Rishi Sunak, who doesn’t have the excuse of old age, seems never to have done this. He is the most thoroughgoing capitalist to have held the office of UK prime minister. At the same time, he is enough of a stickler for tradition and nationhood to have supported Brexit before Boris Johnson did. That the first belief conflicts with the second, that markets scramble established patterns of life, seems not to trouble his high-grade mind. But this is the eternal conservative dilemma. In the end, he has been gored and impaled on the horns of it. I wouldn’t mind so much if the nation wasn’t bleeding with him. 

A conservative believes in home ownership, but not in building houses on greenfield sites; in trade, but not in the supranational regulations that smooth it. In each of these intellectual conflicts, this government has tended to prioritise tradition: the field over the house, the legal sovereignty over the exports. It is a legitimate choice. But it was made with no awareness of the cost to growth. If Thatcher never anticipated the cultural upheaval that her economic reforms would bring about, her heirs couldn’t see the economic torpor that their cultural caution would bring about. Mistrusting abstract thought, conservatives can’t spot the tension at the core of their worldview. 

This tension applies to rightwingers everywhere, sort of. If William Buckley was serious about his definition of a conservative (“someone who stands athwart history, yelling, ‘Stop’”), he should have supported more curbs on American business, which was an agent of social change even before it put a smartphone in every teenager’s hand. Today’s alt-right, with its jaundiced view of capitalism, sees the point. Still, the dilemma is much more acute in the UK than in the US. The domestic market is smaller, resources less abundant, and trade a colossal share of national output. We are an open nation or a hard-up one. We are porous or poor. Traditionalism isn’t affordable. 

This, in the end, is the case for the political centre. Britain needs the right’s enthusiasm for the market but the left’s openness to immigration, housebuilding and other fruits of the market. This centrism doesn’t split the difference on each issue. It emphatically takes one side or the other, according to the issue. You might better call it “double extremism”. 

One story will stick with me from this outgoing government. An Abu Dhabi-backed consortium launched a bid for some conservative newspaper titles in the UK. It gave up last month. What happened? Tenacious resistance from scandalised rightwingers, who cited the sanctity of national institutions in a world of loose and ethics-free capital.
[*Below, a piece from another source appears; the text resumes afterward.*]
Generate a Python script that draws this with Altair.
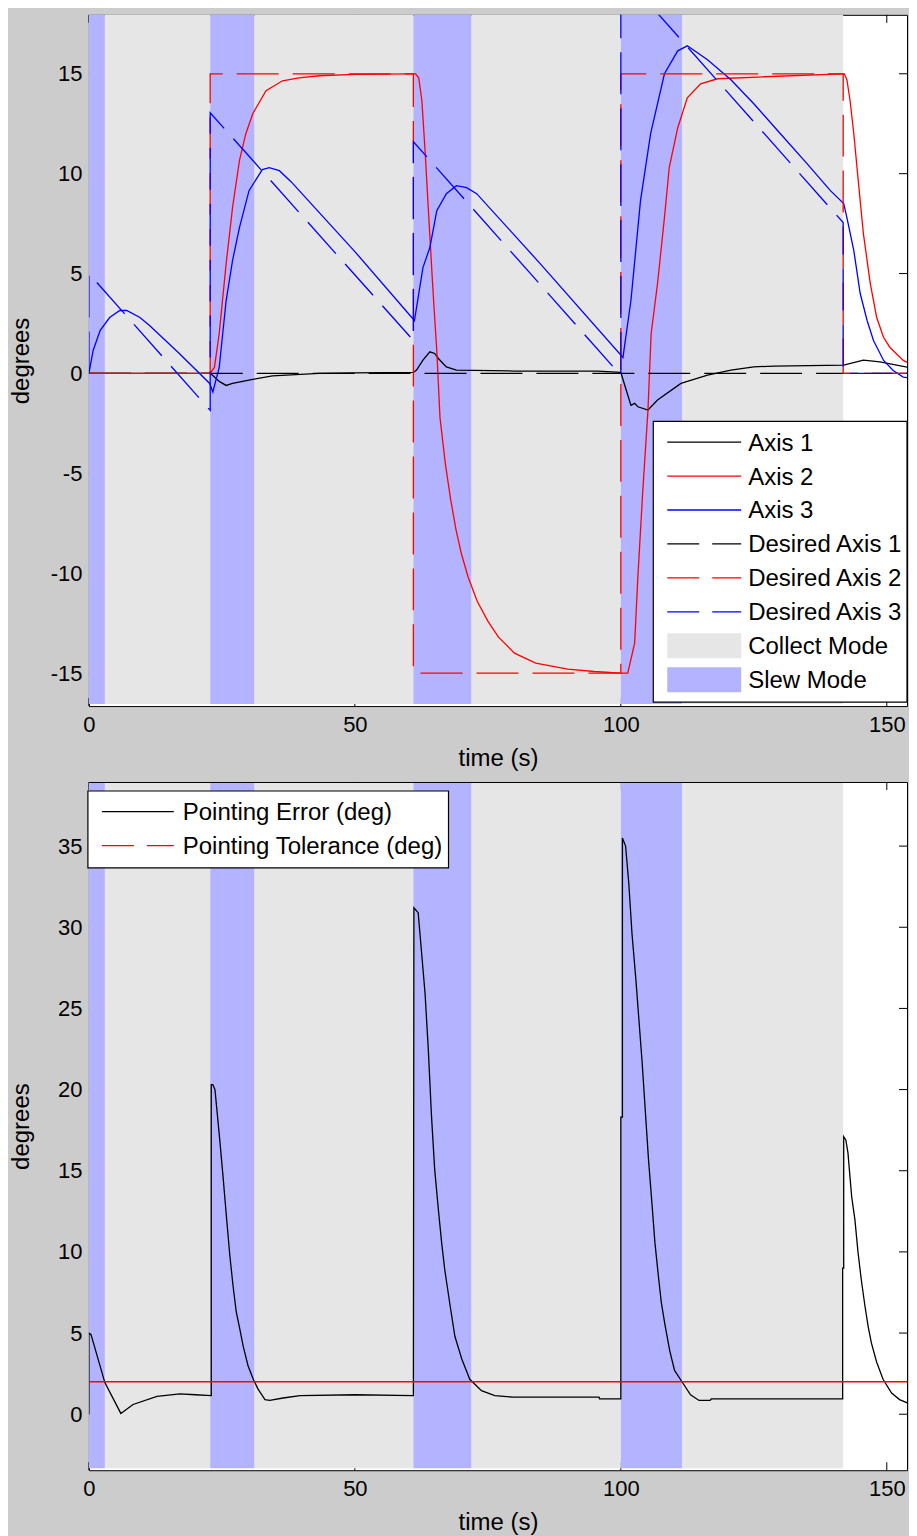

Some of these conservatives had once told me that buccaneering Brexit Britain was going to embrace the outside world as squeamish continentals never could. They say if you live long enough, you get to see everything. Not true. You need only live to 42. 

Sunak can afford to live anywhere in London and chooses Kensington. It is hard to present him as an interesting man, then, much less a tragic historical figure. But I believe he did, unlike one or two of his predecessors, and hordes of his frivolous colleagues, get into politics to make Britain better-off. He just never resolved, or even recognised, the fact that one half of his worldview would always get in the way. He should have given the other half, his inner liberal, more rein. What a disappointment he has been to those of us who run beside history, yelling, “Speed up”.